Yes, well, I do like the summer. It brings relief to the labours and brooding of the cold days and dark winter evenings.

So, I wonder whether this is a summer of new dawns. There seem to be more airplanes flying over my head these days and I thought that long cloud in the sky was a vapour trail. I was sorry to see it. Has the industry taken time to re-think about safe and clean ways to conduct air transport in the near future? Or will we just spin the “propellers” on the same old junk ……

There has not been a sudden flourish of new electric or hydrogen powered vehicles coming on the market and for a price any of us can be expected to pay. 

Do you think it can be, after quite some time, really, and we are not exactly all back to full power – unafraid of the next person in the queue – confident of leaving our mask behind – that, after all the gushing and the certainty that things will be different – hope for: better. Or will it all be just the same?

No, we are not there yet. We have to continue to wear our masks, keeping that safe distance but there is a worry living in my mind, in spite of the glory all around, as “stay at home” means “water the garden.” 

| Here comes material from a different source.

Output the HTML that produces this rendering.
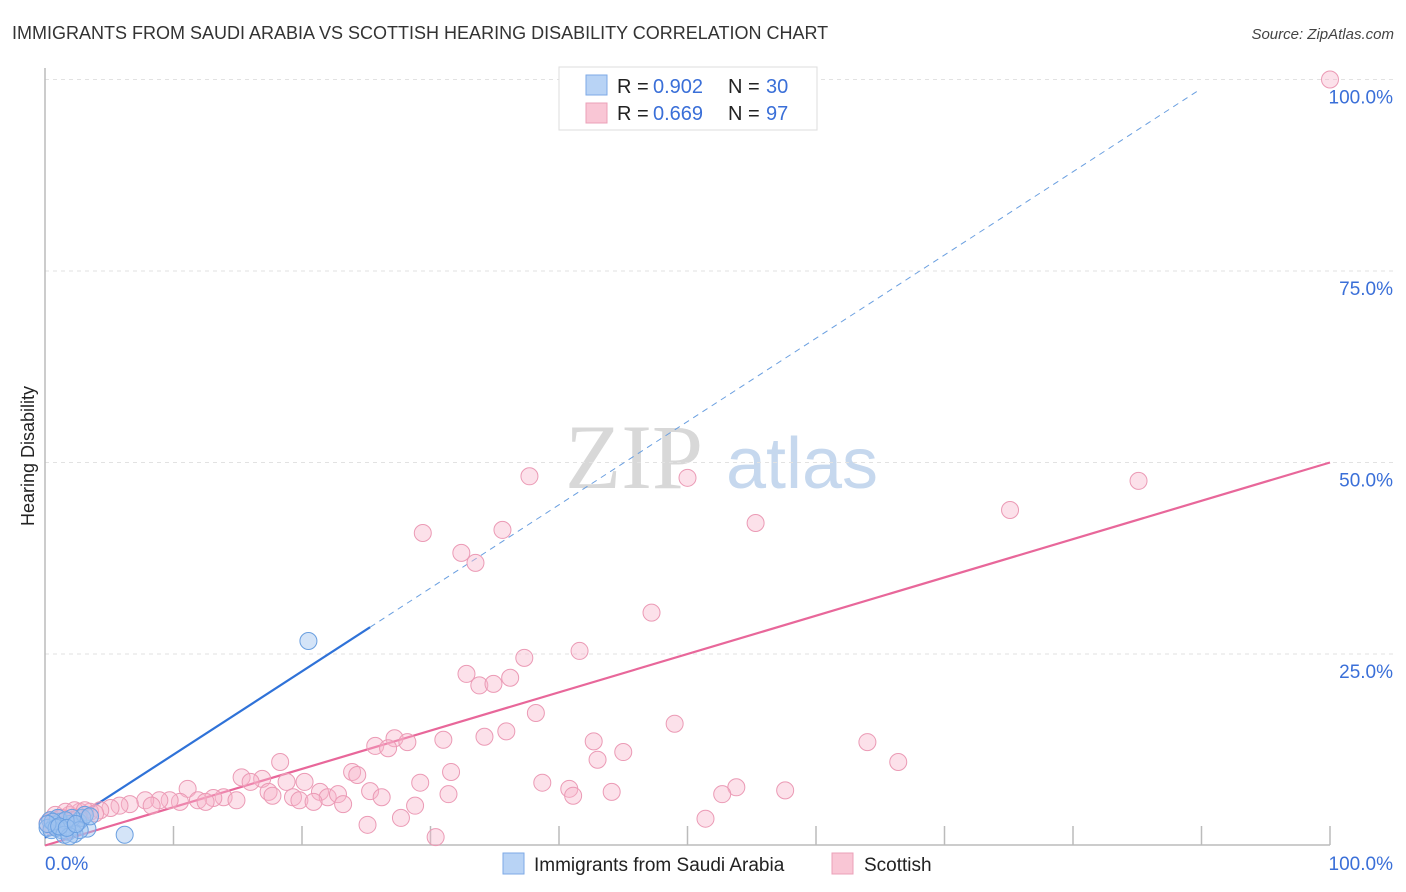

What if, in the places where it means something, we haven’t learned a darn thing? We have increased, expanded and honed our ways of communicating, teaching, entertaining each other online. We’ve learned that it’s really fun to go to concerts and the theatre by streaming for free, rather than getting dressed, in the car and paying for those events. Will we recall how much fun truly live theatre and concerts are? In our minds, will the value of live theatre and performance be remembered for what it requires of us? 

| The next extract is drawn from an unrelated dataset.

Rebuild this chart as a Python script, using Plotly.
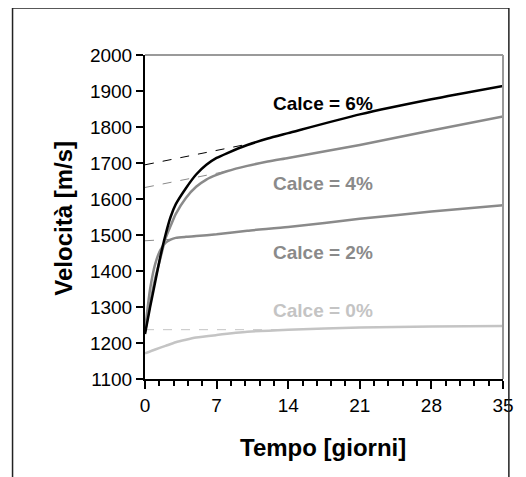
import plotly.graph_objects as go

# ---- data ----
t6 = [0, 0.5, 1, 1.5, 2, 2.5, 3, 4, 5, 6, 7, 8, 10, 12, 14, 21, 28, 35]
v6 = [1225, 1300, 1370, 1440, 1500, 1550, 1585, 1630, 1668, 1695, 1714, 1727, 1750, 1768, 1783, 1835, 1877, 1914]

t4 = [0, 0.5, 1, 1.5, 2, 2.5, 3, 4, 5, 6, 7, 8, 10, 12, 14, 21, 28, 35]
v4 = [1230, 1310, 1380, 1435, 1490, 1525, 1558, 1603, 1634, 1654, 1667, 1677, 1692, 1704, 1714, 1750, 1790, 1829]

t2 = [0, 0.5, 1, 1.5, 2, 2.5, 3, 4, 5, 7, 10, 14, 21, 28, 35]
v2 = [1235, 1350, 1420, 1458, 1478, 1487, 1492, 1495, 1497, 1502, 1512, 1522, 1545, 1565, 1583]

t0 = [0, 1, 2, 3, 4, 5, 7, 10, 14, 21, 28, 35]
v0 = [1171, 1182, 1192, 1202, 1209, 1215, 1222, 1231, 1237, 1243, 1246, 1247]

# tangent (dashed) extrapolations
d6_t, d6_v = [0, 10.5], [1695, 1755]
d4_t, d4_v = [0, 8.5], [1632, 1680]
d2_t, d2_v = [0, 2.5], [1484, 1488]
d0_t, d0_v = [0, 13], [1237, 1237]

labels = ["Calce = 6%", "Calce = 4%", "Calce = 2%", "Calce = 0%"]
label_t = [17.4, 17.4, 17.4, 17.4]
label_v = [1866, 1643, 1452, 1290]

x_ticks = [0, 7, 14, 21, 28, 35]
y_ticks = [1100, 1200, 1300, 1400, 1500, 1600, 1700, 1800, 1900, 2000]

# ---- styles ----
BLACK = "#000000"
GREY = "#8a8a8a"
LIGHT = "#c4c4c4"
FONT = "Arial, Liberation Sans, sans-serif"

fig = go.Figure()

for tt, vv, col in [(d0_t, d0_v, LIGHT), (d2_t, d2_v, GREY), (d4_t, d4_v, GREY), (d6_t, d6_v, BLACK)]:
    fig.add_trace(go.Scatter(x=tt, y=vv, mode="lines",
                             line=dict(color=col, width=1, dash="dash"),
                             showlegend=False, hoverinfo="skip"))

for tt, vv, col in [(t0, v0, LIGHT), (t2, v2, GREY), (t4, v4, GREY), (t6, v6, BLACK)]:
    fig.add_trace(go.Scatter(x=tt, y=vv, mode="lines",
                             line=dict(color=col, width=2.5, shape="spline", smoothing=0.6),
                             showlegend=False))

label_cols = [BLACK, GREY, GREY, LIGHT]
for txt, tx, ty, col in zip(labels, label_t, label_v, label_cols):
    fig.add_annotation(x=tx, y=ty, text="<b>" + txt + "</b>", showarrow=False,
                       xanchor="center", yanchor="middle",
                       font=dict(family=FONT, size=19, color=col))

# axis titles
fig.add_annotation(xref="paper", yref="paper", x=0.4986, y=-0.21,
                   xanchor="center", yanchor="middle",
                   text="<b>Tempo [giorni]</b>", showarrow=False,
                   font=dict(family=FONT, size=24, color="black"))
fig.add_annotation(xref="paper", yref="paper", x=-0.227, y=0.497,
                   xanchor="center", yanchor="middle",
                   text="<b>Velocità [m/s]</b>", showarrow=False, textangle=-90,
                   font=dict(family=FONT, size=24, color="black"))

# top / right frame (grey) and outer border
fig.add_shape(type="line", xref="paper", yref="paper", x0=0, x1=1, y0=1, y1=1,
              line=dict(color="#9a9a9a", width=2))
fig.add_shape(type="line", xref="paper", yref="paper", x0=1, x1=1, y0=0, y1=1,
              line=dict(color="#9a9a9a", width=2))
fig.add_shape(type="rect", xref="paper", yref="paper", x0=-0.370, x1=1.0164,
              y0=-0.40, y1=1.145, line=dict(color="#222222", width=1.5))

fig.update_xaxes(range=[0, 35], tickvals=x_ticks, ticks="outside", ticklen=8,
                 tickwidth=2, tickcolor="black", showline=True, linecolor="black",
                 linewidth=2, showgrid=False, zeroline=False,
                 tickfont=dict(family=FONT, size=19, color="black"),
                 minor=dict(dtick=1.4, tick0=0, ticks="outside", ticklen=5,
                            tickwidth=2, tickcolor="black", showgrid=False))
fig.update_yaxes(range=[1100, 2000], tickvals=y_ticks, ticks="outside", ticklen=7,
                 tickwidth=2, tickcolor="black", showline=True, linecolor="black",
                 linewidth=2, showgrid=False, zeroline=False,
                 tickfont=dict(family=FONT, size=19, color="black"))

# page body has an 8px offset, so the figure is sized to the visible area
fig.update_layout(width=518, height=469,
                  margin=dict(l=137, r=16, t=47, b=98),
                  plot_bgcolor="white", paper_bgcolor="white",
                  showlegend=False)

fig.write_html("out.html")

In any time of trouble, some people are making good, making lots of money on the backs of the very source of the trouble – like people selling guns to both sides of a conflict. I guess the Facebook shares have leaped in value and Amazon has all but grasped the retail market in its talons.

Here’s hoping the small time retailers have not been squashed, never to rise again. What a loss that would be – not to be able to walk into a store, staffed by people who are in business for the love of it, not just the grinding greed of control. A lovely independent shop, with interesting items you didn’t spend an hour online looking for – a conversation about the product and, maybe, many other subjects, with a real person, meaningful, thoughtful – fulfilling.

It is, as it always is, up to us. If we acquiesce; if we opt out and keep to this enforced laziness that has brought everything to our doors and screens; if we throw our hands up and shrugging our indifference, say, “It’s inevitable1” then, the changes will not be for the better. We won’t be stronger; we’ll just gain weight.

As the weight of a virtual home arrest, across the world, mind you, has been the weapon needed to defeat the plague that has beset us, as this lightens, here at least, we should be out there, shopping for our needs in person. Ordering a meal for take out and going there to fetch it, so the restaurant doesn’t have to pay for delivery. 

Buy a book, greet a sales person – I’m sure local retailers have been very frightened about their chances of survival in the face of Amazon’s determined spread.

There’s been so much time for reflection, as individuals and at large. What have you learned and what do you want different now?